Figures from the Construction Industry Training Board (CITB) today reveal that construction employment in the West Midlands is set to rise by 10,200 in the next five years, with an estimated total of 215,000 jobs predicted in the region by 2020. CITB’s Construction Skills Network (CSN) report forecasts that employment is set to rise at an annual average rate of 1% between 2016 and 2020, with the labouring trade seeing the largest expansion at a rate of 3.7%, followed by bricklayers (3.2%), steel erectors (3.1%) and civil engineers (3%).

Construction output in the region is predicted to grow at an annual average rate of 1.7%. The commercial and infrastructure sectors are expected to make the largest contribution with respective annual average gains of 4.1% and 2.6% over the forecast period.
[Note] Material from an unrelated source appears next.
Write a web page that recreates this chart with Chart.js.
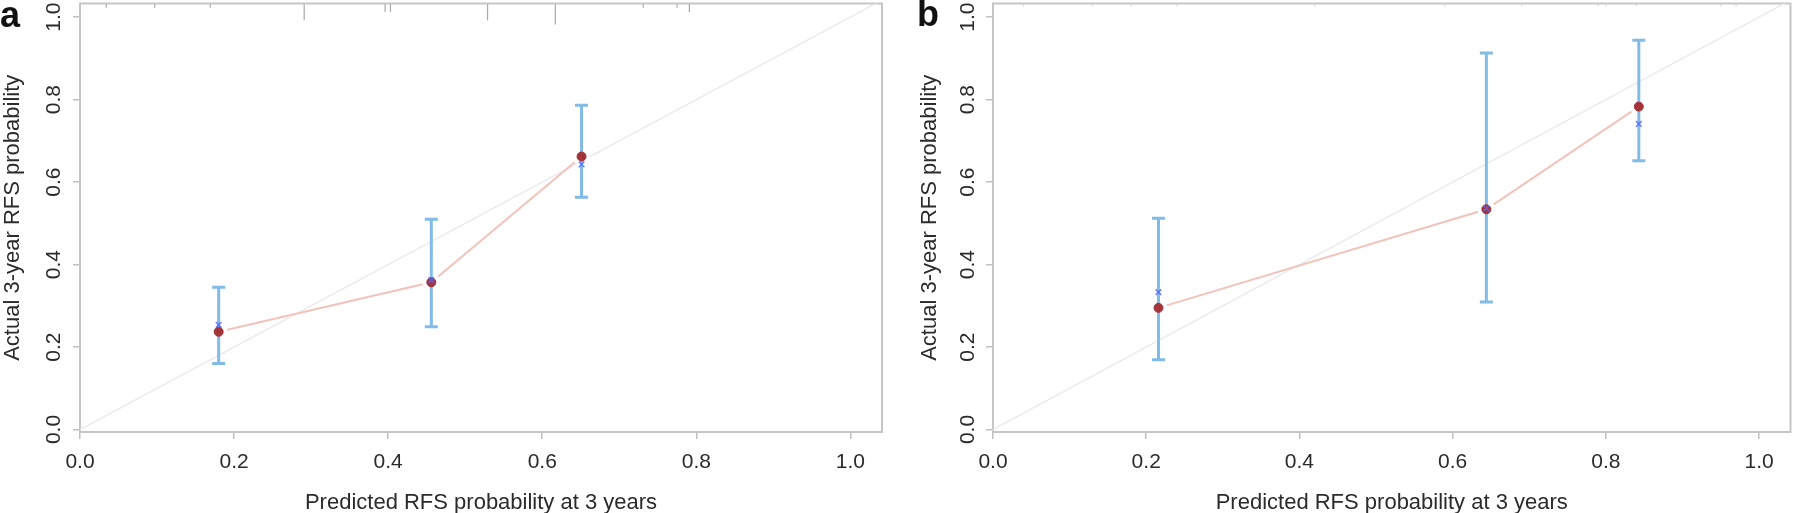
<!DOCTYPE html>
<html>
<head>
<meta charset="utf-8">
<script src="https://cdn.jsdelivr.net/npm/chart.js@4.4.1/dist/chart.umd.min.js"></script>
<style>
  html, body { margin: 0; padding: 0; background: #fff; }
  #wrap { position: relative; width: 1800px; height: 513px; overflow: hidden; }
  canvas { position: absolute; top: -6px; }
  #calA { left: 0; }
  #calB { left: 900px; }
  .tag { position: absolute; font: bold 36px 'Liberation Sans', Arial, sans-serif; line-height: 36px; color: #111; }
  #tagA { left: 0; top: -3px; }
  #tagB { left: 917px; top: -4px; }
</style>
</head>
<body>
<div id="wrap">
  <canvas id="calA" width="900" height="519"></canvas>
  <canvas id="calB" width="900" height="519"></canvas>
  <div class="tag" id="tagA">a</div>
  <div class="tag" id="tagB">b</div>
</div>
<script>
const tickVals = [0, 0.2, 0.4, 0.6, 0.8, 1.0];
const xTitle = 'Predicted RFS probability at 3 years';
const yTitle = 'Actual 3-year RFS probability';
const ideal = [0, 1.05];

// panel a
const predA = [0.180, 0.456, 0.651];
const obsA  = [0.237, 0.357, 0.662];
const kmA   = [0.254, 0.362, 0.643];
const loA   = [0.160, 0.249, 0.563];
const hiA   = [0.345, 0.510, 0.786];
const rugXA = [0.034, 0.097, 0.169, 0.291, 0.396, 0.403, 0.529, 0.617, 0.731, 0.775, 0.791];
const rugNA = [1, 1, 1, 4, 2, 2, 4, 5, 1, 1, 2];

// panel b
const predB = [0.216, 0.644, 0.843];
const obsB  = [0.295, 0.534, 0.783];
const kmB   = [0.333, 0.536, 0.741];
const loB   = [0.169, 0.309, 0.652];
const hiB   = [0.512, 0.913, 0.944];
const rugXB = [0.04, 0.13, 0.18, 0.24, 0.42, 0.59, 0.69, 0.79, 0.80, 0.84, 0.95, 0.97];
const rugNB = [1, 1, 1, 1, 1, 1, 1, 1, 1, 1, 1, 1];

const FONT = "'Liberation Sans', Arial, sans-serif";
const TXT = '#2b2b2b';

// box round the plot + rug of predicted values hanging from the top
const frame = {
    id: 'frame',
    beforeDatasetsDraw(chart, args, opts) {
        const { ctx, chartArea: a, scales } = chart;
        ctx.save();
        ctx.strokeStyle = opts.rugColor;
        ctx.lineWidth = 1.2;
        opts.rugX.forEach((v, i) => {
            const px = scales.x.getPixelForValue(v);
            ctx.beginPath();
            ctx.moveTo(px, a.top);
            ctx.lineTo(px, a.top + opts.rugN[i] * opts.rugUnit);
            ctx.stroke();
        });
        ctx.strokeStyle = '#c6c6c6';
        ctx.lineWidth = 2;
        ctx.strokeRect(a.left, a.top, a.right - a.left, a.bottom - a.top);
        ctx.restore();
    }
};

function errPoints(x, lo, hi) {
    const pts = [];
    x.forEach((v, i) => {
        pts.push({ x: v, y: lo[i] }, { x: v, y: hi[i] }, { x: v, y: null });
    });
    return pts;
}

function makeChart(id, d) {
    const ctx = document.getElementById(id).getContext('2d');
    const obsPts = d.pred.map((v, i) => ({ x: v, y: d.obs[i] }));
    return new Chart(ctx, {
        type: 'scatter',
        data: {
            datasets: [{
                label: 'KM',
                data: d.pred.map((v, i) => ({ x: v, y: d.km[i] })),
                showLine: false,
                pointStyle: 'crossRot',
                pointRadius: 4,
                pointBorderWidth: 1.5,
                pointBorderColor: 'rgba(85,105,255,0.85)',
                pointBackgroundColor: 'rgba(0,0,0,0)'
            }, {
                label: 'Observed',
                data: obsPts,
                showLine: false,
                pointRadius: 4.5,
                pointBackgroundColor: '#a3343a',
                pointBorderColor: '#a3343a'
            }, {
                label: 'CI',
                data: errPoints(d.pred, d.lo, d.hi),
                showLine: true,
                spanGaps: false,
                borderColor: '#82bbe6',
                borderWidth: 3,
                pointStyle: 'line',
                pointRadius: 6.5,
                pointBorderWidth: 3,
                pointBorderColor: '#82bbe6'
            }, {
                // connecting line, broken round each point like R's type = "b"
                label: 'Observed line',
                data: obsPts,
                showLine: true,
                borderColor: '#f2c3bb',
                borderWidth: 2,
                pointRadius: 9,
                pointBorderWidth: 0,
                pointBackgroundColor: '#ffffff'
            }, {
                label: 'Ideal',
                data: ideal.map(v => ({ x: v, y: v })),
                showLine: true,
                borderColor: '#ebebeb',
                borderWidth: 1.5,
                pointRadius: 0
            }]
        },
        options: {
            responsive: false,
            animation: false,
            events: [],
            layout: { padding: { top: 0, right: d.padRight, bottom: 0, left: 0 } },
            plugins: {
                legend: { display: false },
                tooltip: { enabled: false },
                frame: { rugX: d.rugX, rugN: d.rugN, rugColor: d.rugColor, rugUnit: d.rugUnit }
            },
            scales: {
                x: {
                    type: 'linear', min: 0, max: 1.041,
                    afterBuildTicks: s => { s.ticks = tickVals.map(v => ({ value: v })); },
                    afterFit: s => { s.height = 81; s.paddingLeft = 0; s.paddingRight = 0; },
                    border: { display: false },
                    grid: { drawOnChartArea: false, drawTicks: true, tickLength: 7, color: '#c0c0c0', lineWidth: 1.5 },
                    ticks: { padding: 11, color: TXT, font: { family: FONT, size: 21 }, maxRotation: 0, autoSkip: false,
                             callback: v => v.toFixed(1) },
                    title: { display: true, text: xTitle, color: TXT, font: { family: FONT, size: 22, lineHeight: 0.9 }, padding: { top: 0, bottom: 0 } }
                },
                y: {
                    type: 'linear', min: -0.006, max: 1.033,
                    afterBuildTicks: s => { s.ticks = tickVals.map(v => ({ value: v })); },
                    afterFit: s => { s.width = d.yWidth; s.paddingTop = 0; s.paddingBottom = 0; },
                    border: { display: false },
                    grid: { drawOnChartArea: false, drawTicks: true, tickLength: 7, color: '#c0c0c0', lineWidth: 1.5 },
                    ticks: { padding: d.tickPad, color: TXT, font: { family: FONT, size: 21 }, minRotation: 90, maxRotation: 90,
                             crossAlign: 'center', autoSkip: false, callback: v => v.toFixed(1) },
                    title: { display: true, text: yTitle, color: TXT, font: { family: FONT, size: 22 }, padding: { top: d.titlePad, bottom: 0 } }
                }
            }
        },
        plugins: [frame]
    });
}

makeChart('calA', {
    pred: predA, obs: obsA, km: kmA, lo: loA, hi: hiA,
    rugX: rugXA, rugN: rugNA, rugColor: '#a8a8a8', rugUnit: 4.2,
    padRight: 18, yWidth: 80, tickPad: 4, titlePad: 0
});
makeChart('calB', {
    pred: predB, obs: obsB, km: kmB, lo: loB, hi: hiB,
    rugX: rugXB, rugN: rugNB, rugColor: '#dedede', rugUnit: 3,
    padRight: 3, yWidth: 93, tickPad: 3, titlePad: 17
});
</script>
</body>
</html>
The former should carry on receiving support from robust levels of consumer spending driving demand for new retail outlets. One of the largest retail-orientated projects is the £500m redevelopment of Birmingham city centre. Infrastructure output should be buoyed by £1.8bn worth of investment into the Midlands’ roads network between 2015 and 2021.

The public non-housing and private housing sectors are also expected to register respectable annual average growth of 1.5% and 1.3% respectively between 2016 and 2020. One the largest projects for the former’s university sub-sector is the £80m development of the University of Warwick’s National Automotive Innovation Campus on University Road, Coventry.

To help deliver this pipeline of work, CITB has joined forces with the construction industry to expand Go Construct, a web portal that helps people find out about the range of great construction career opportunities available.

Lorraine Gregory, partnership manager, for the West Midlands, commented: “We can’t build the Britain we want without apprenticeships and the careers they lead to. That’s why we want these new statistics, showing solid, sustained growth, to inspire more people across West Midlands to start apprenticeships and more construction firms to take them on.

“We also want to attract workers who have left the industry to return, and upskill those in it, so we can deliver major projects and new housing faster and better.”